Impact of Quaternized TiN Surface on Biofilm Growth

As previously stated, the oral microbiome is incredibly diverse, and no singular bacteria has been identified as the primary causating agent of peri-implantitis. Thus, preventing all types of microbial growth near the implant site may provide the best avenue for implant survival. The variance experienced with efficacy is expected as each patient’s flora will vary day-to-day and may respond differently depending on environmental factors such as diet, hygiene, periodontal condition, etc.

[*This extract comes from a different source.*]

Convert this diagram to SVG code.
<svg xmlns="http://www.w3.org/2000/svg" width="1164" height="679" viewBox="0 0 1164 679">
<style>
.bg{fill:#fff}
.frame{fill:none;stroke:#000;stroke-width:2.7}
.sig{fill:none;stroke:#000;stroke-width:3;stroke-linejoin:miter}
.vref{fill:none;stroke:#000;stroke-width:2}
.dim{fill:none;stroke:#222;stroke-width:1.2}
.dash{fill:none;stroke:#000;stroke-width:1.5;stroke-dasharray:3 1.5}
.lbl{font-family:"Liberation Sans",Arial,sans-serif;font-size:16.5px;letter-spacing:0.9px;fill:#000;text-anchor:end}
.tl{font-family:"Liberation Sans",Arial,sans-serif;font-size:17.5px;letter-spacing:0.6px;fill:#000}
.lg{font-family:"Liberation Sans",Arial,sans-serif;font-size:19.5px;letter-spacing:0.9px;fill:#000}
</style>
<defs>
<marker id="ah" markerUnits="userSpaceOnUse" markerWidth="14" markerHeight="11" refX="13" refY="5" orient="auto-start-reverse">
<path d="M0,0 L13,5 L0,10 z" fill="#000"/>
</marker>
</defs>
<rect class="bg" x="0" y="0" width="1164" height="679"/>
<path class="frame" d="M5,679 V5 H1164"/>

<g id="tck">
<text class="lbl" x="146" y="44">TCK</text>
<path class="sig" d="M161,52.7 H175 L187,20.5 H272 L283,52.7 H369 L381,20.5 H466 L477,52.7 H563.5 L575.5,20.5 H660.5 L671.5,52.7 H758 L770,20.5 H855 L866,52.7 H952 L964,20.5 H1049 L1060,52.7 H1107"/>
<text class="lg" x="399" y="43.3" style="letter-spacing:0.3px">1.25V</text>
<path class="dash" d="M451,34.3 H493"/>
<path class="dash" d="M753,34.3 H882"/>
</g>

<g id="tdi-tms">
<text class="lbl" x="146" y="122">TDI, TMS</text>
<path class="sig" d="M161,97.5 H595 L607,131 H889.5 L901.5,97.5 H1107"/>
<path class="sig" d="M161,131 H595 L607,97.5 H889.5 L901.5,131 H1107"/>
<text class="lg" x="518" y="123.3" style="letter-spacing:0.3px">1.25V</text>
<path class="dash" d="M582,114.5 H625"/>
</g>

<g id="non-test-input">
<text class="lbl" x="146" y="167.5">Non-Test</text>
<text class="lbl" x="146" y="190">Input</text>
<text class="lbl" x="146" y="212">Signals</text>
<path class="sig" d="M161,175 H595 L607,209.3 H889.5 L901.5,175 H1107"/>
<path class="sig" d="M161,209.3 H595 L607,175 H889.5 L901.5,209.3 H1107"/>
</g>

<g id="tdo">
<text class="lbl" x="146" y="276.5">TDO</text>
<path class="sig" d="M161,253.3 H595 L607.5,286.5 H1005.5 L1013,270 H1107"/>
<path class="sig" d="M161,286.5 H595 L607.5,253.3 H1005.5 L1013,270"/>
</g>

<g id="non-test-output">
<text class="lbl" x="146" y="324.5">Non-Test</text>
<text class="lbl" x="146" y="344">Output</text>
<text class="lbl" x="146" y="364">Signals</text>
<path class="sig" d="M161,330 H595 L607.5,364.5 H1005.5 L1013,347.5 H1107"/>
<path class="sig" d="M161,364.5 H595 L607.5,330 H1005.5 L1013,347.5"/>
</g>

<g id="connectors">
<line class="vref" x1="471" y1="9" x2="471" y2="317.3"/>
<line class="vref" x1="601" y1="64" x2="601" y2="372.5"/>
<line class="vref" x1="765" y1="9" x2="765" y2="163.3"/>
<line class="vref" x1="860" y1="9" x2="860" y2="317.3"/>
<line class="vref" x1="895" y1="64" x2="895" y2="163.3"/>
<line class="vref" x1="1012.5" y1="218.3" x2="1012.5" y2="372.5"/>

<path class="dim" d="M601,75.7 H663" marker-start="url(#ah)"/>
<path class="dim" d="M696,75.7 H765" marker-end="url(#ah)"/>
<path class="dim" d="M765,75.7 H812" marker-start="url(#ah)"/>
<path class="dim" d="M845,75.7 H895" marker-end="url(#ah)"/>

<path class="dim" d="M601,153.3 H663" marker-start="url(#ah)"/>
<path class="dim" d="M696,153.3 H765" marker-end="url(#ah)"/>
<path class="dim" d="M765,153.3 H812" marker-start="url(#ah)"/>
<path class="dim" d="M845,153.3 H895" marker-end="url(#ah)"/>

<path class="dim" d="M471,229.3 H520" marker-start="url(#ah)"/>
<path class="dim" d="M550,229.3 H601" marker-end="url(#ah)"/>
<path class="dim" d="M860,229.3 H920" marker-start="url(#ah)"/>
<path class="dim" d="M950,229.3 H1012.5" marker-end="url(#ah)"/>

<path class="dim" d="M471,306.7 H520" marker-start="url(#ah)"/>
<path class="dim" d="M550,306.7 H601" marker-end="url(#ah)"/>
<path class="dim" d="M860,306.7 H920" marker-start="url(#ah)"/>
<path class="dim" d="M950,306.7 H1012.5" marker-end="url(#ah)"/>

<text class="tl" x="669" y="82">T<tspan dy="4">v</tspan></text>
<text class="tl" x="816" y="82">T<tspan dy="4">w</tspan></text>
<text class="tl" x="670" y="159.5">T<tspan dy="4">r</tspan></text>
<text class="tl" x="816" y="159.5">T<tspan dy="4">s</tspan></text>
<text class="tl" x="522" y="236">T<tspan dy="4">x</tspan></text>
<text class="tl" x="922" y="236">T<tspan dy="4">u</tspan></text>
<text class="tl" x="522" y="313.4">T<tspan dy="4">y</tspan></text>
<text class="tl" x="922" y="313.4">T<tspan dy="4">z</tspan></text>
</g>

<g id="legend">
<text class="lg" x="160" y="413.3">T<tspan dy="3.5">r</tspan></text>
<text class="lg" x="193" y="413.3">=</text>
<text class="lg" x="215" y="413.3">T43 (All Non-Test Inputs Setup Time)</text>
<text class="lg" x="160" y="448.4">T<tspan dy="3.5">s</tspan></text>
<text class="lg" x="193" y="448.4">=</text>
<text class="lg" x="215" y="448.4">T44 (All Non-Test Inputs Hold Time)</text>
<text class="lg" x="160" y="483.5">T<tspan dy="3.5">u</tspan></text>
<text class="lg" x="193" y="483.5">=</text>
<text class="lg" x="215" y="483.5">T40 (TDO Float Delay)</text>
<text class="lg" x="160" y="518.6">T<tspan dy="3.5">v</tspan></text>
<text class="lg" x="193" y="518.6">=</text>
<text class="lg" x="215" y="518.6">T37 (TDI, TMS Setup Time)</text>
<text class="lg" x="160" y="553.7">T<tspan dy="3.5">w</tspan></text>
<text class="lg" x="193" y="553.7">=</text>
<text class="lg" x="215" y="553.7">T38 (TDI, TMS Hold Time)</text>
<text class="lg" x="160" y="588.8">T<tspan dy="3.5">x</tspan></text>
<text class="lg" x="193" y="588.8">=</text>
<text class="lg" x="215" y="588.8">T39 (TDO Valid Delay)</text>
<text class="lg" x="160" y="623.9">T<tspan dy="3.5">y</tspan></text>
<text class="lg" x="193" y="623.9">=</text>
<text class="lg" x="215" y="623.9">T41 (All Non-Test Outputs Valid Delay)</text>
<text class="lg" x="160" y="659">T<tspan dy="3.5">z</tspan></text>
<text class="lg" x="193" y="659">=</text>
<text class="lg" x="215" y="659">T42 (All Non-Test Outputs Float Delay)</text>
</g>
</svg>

This study shows the potential anti-microbial effect of quaternized TiN compared with Ti and TiN at reducing CFUs (Figure 2) and bacteria coverage (Figure 3). The antibacterial mechanism of quaternized nitrogen has been proposed to interact with the cell wall, destroy the cytoplasmic membrane leading to the leakage of intracellular components and consequent cell death.^[12] The quaternized surface outperformed both the TiN and Ti surfaces significantly within the short 4-hour testing period for bacteria film thickness of 75 μm. Even with thick bacteria films that are 125μm thick, the quaternized surfaces still significantly reduced bacterial counts compared with the other two substrates, indicating that the surface has the ability to neutralize bacteria that are not directly in contact with the surface. The lack of statistical significance in interaction between coating type and thickness indicates that the superior anti-bacterial properties of quaternized TiN versus TiN and Ti is evident across different thicknesses of bacteria. Also, the fluorescent images showed the proliferation of live bacteria was lower in quaternized TiN compared to Ti and TiN. Implant surfaces should have the ability to affect bacteria that is not only in direct contact with the surface but also in the immediate vicinity. This is because during the process of osseointegration, the implant will initially be surrounded by saliva and soft tissue. Additionally, failure of an implant will be induced by an infection beginning near the soft tissue which will propagate downward towards the base of the implant. However, with the quaternized surface that propagation can be hindered or completely prevented.

Conclusion

A novel application of the well-known Menschutkin reaction has been applied to convert the surface nitrogen of a TiN coated implant from neutral to positively charged. The surface change was monitored and confirmed by Sessile contact angle and XPS measurements. Biofilm growth noted a 40–50% reduction in bacteria over traditional implant surfaces within 4 hours and noticeable effects many microns away. Considering current technology and other works pursuing high biocidal activity for implant structures, this methodology provides a simple method that would require little manufacturing line changes to accommodate and bring to market.